[lbo-talk] A Glimpse into the Fate of Ph.D's currently

Alan P. Rudy alan.rudy at gmail.com
Wed Jun 13 07:30:26 PDT 2012


On Tuesday, June 12, 2012 at 6:33 PM, 123hop at comcast.net wrote:
> Academia is largely a status game.
>
> Joanna
>
> ----- Original Message -----
> doesn't it just kill ya that sociologists pull that shit. I watched it up
> close at HWS. the woman to whom it happened is a nurse-midwife now! I
> remember having conversations about the topic - about the way *other*
> organizations managed to ignore structural factors and blame individuals
> for their "failure" to land a tenure track when the sheepskin was still,
> uh, warm? And then watched them turn around and do it.
>
> even better was the time the hiring committee - hiring for a position in a
> department that wanted to cultivate a rep for studying CREG (class race,
> ethnicity, gender) -- pondered whether someone from a community college
> background was, you know, not such a great choice because, well, you know,
> how could she be any good if she started out in a community college. @@
> fucking idiots.
>
>
>

Yes, it kills me… for quite a few years after working through my PhD program, I was not prepared to realize that most sociologists had received (or if they received it, resisted) the kind of critical, political, post-disciplinary, theory-driven and movement/change-focused training I had. I thought the people were taught both that sociology was born in the fire that destroyed the foundations of the utilitarian individualism that undergirds free markets, free ballots and free thought AND that the field necessitated auto-critical reflection and practice… could not have been more wrong. At the same time, because of the particulars of my background, training and proclivities, I had absolutely no idea how unbelievable radical just plain ol' boring mainstream descriptive sociology was to most Americans.

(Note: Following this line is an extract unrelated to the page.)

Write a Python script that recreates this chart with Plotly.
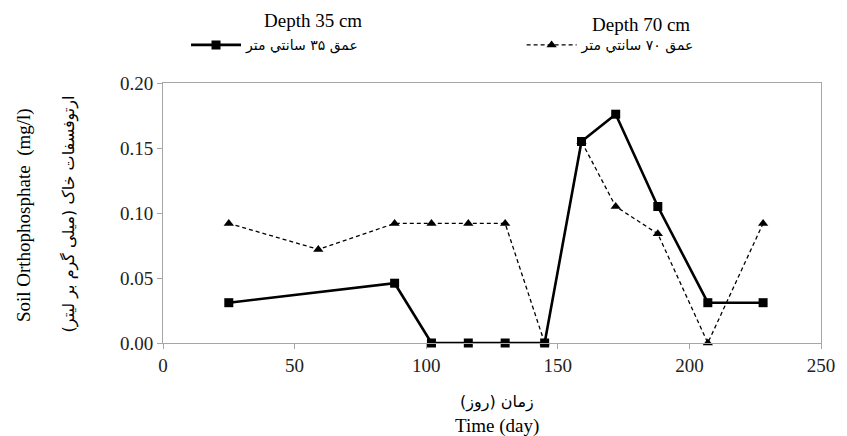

But I also think the "pull that shit" and "academia is largely a status game" view _can_ be too glib. Yes, they do that and it is that, where are knowledges no suborned and statuses not central?… but I also think that the work process is really important as well. Just like all sorts of people who are well aware that SATs correlate not one bit to native intelligence use SATs/GREs/MCATs as a first cut because to do otherwise is to 1) utterly wear yourself out and 2) staggeringly prolong the application/acceptance process, my sense is that many committees - all-but overwhelmed with other things to do - use short cuts they don't like, and colleagues semi-regularly argue against for particular cases. I've seen some egregious stuff done in such committees and, while more rare, I've also seen people really fight for individual applicants deserving of a fair - rather than efficient - shake. Of course, I am not arguing that idiocy and bureaucratic contradictions are not hegemonic.